━━ DATASET SECTION
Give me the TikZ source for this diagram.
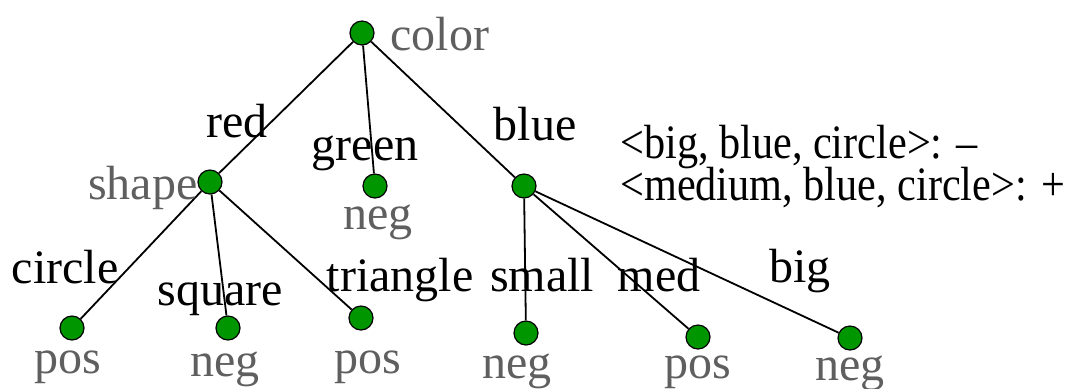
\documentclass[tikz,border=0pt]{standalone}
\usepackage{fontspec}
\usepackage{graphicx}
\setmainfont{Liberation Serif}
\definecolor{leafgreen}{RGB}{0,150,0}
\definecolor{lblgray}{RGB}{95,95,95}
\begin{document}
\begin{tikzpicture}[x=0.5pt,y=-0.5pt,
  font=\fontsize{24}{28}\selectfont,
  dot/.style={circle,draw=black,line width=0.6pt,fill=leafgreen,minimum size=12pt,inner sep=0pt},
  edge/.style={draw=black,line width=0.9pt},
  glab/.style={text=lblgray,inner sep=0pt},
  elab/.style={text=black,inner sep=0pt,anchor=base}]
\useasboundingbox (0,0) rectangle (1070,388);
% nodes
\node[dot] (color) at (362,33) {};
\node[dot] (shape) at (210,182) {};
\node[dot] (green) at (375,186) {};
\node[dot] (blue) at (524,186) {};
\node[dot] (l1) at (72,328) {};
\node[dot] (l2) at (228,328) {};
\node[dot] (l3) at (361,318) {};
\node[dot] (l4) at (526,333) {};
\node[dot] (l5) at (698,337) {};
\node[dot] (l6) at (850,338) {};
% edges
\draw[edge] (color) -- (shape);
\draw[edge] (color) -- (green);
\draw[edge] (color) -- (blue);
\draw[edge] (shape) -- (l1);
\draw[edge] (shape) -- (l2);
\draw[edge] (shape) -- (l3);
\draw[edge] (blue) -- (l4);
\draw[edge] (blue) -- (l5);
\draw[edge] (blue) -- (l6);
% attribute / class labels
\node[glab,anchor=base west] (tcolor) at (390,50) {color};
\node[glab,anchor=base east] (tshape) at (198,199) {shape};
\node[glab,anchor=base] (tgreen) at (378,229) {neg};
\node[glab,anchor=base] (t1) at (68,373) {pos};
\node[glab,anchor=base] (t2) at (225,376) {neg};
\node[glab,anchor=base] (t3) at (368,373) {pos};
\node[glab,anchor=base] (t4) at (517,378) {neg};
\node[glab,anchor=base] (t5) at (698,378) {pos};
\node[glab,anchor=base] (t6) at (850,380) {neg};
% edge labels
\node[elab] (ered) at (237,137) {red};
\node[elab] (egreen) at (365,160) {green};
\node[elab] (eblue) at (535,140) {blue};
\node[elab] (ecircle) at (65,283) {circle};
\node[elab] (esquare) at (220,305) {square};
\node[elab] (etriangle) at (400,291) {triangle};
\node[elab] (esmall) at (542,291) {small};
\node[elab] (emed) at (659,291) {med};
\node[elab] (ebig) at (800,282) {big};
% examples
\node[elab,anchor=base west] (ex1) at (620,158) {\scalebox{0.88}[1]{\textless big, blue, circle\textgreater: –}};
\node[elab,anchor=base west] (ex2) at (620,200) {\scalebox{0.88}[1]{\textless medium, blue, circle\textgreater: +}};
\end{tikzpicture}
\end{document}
━━━━
REQUIREMENT:
Repeat verbatim all the material, but not the pictures.

THE REPLY:
Give me the TikZ source for this diagram.
\documentclass[tikz,border=0pt]{standalone}
\usepackage{fontspec}
\usepackage{graphicx}
\setmainfont{Liberation Serif}
\definecolor{leafgreen}{RGB}{0,150,0}
\definecolor{lblgray}{RGB}{95,95,95}
\begin{document}
\begin{tikzpicture}[x=0.5pt,y=-0.5pt,
  font=\fontsize{24}{28}\selectfont,
  dot/.style={circle,draw=black,line width=0.6pt,fill=leafgreen,minimum size=12pt,inner sep=0pt},
  edge/.style={draw=black,line width=0.9pt},
  glab/.style={text=lblgray,inner sep=0pt},
  elab/.style={text=black,inner sep=0pt,anchor=base}]
\useasboundingbox (0,0) rectangle (1070,388);
% nodes
\node[dot] (color) at (362,33) {};
\node[dot] (shape) at (210,182) {};
\node[dot] (green) at (375,186) {};
\node[dot] (blue) at (524,186) {};
\node[dot] (l1) at (72,328) {};
\node[dot] (l2) at (228,328) {};
\node[dot] (l3) at (361,318) {};
\node[dot] (l4) at (526,333) {};
\node[dot] (l5) at (698,337) {};
\node[dot] (l6) at (850,338) {};
% edges
\draw[edge] (color) -- (shape);
\draw[edge] (color) -- (green);
\draw[edge] (color) -- (blue);
\draw[edge] (shape) -- (l1);
\draw[edge] (shape) -- (l2);
\draw[edge] (shape) -- (l3);
\draw[edge] (blue) -- (l4);
\draw[edge] (blue) -- (l5);
\draw[edge] (blue) -- (l6);
% attribute / class labels
\node[glab,anchor=base west] (tcolor) at (390,50) {color};
\node[glab,anchor=base east] (tshape) at (198,199) {shape};
\node[glab,anchor=base] (tgreen) at (378,229) {neg};
\node[glab,anchor=base] (t1) at (68,373) {pos};
\node[glab,anchor=base] (t2) at (225,376) {neg};
\node[glab,anchor=base] (t3) at (368,373) {pos};
\node[glab,anchor=base] (t4) at (517,378) {neg};
\node[glab,anchor=base] (t5) at (698,378) {pos};
\node[glab,anchor=base] (t6) at (850,380) {neg};
% edge labels
\node[elab] (ered) at (237,137) {red};
\node[elab] (egreen) at (365,160) {green};
\node[elab] (eblue) at (535,140) {blue};
\node[elab] (ecircle) at (65,283) {circle};
\node[elab] (esquare) at (220,305) {square};
\node[elab] (etriangle) at (400,291) {triangle};
\node[elab] (esmall) at (542,291) {small};
\node[elab] (emed) at (659,291) {med};
\node[elab] (ebig) at (800,282) {big};
% examples
\node[elab,anchor=base west] (ex1) at (620,158) {\scalebox{0.88}[1]{\textless big, blue, circle\textgreater: –}};
\node[elab,anchor=base west] (ex2) at (620,200) {\scalebox{0.88}[1]{\textless medium, blue, circle\textgreater: +}};
\end{tikzpicture}
\end{document}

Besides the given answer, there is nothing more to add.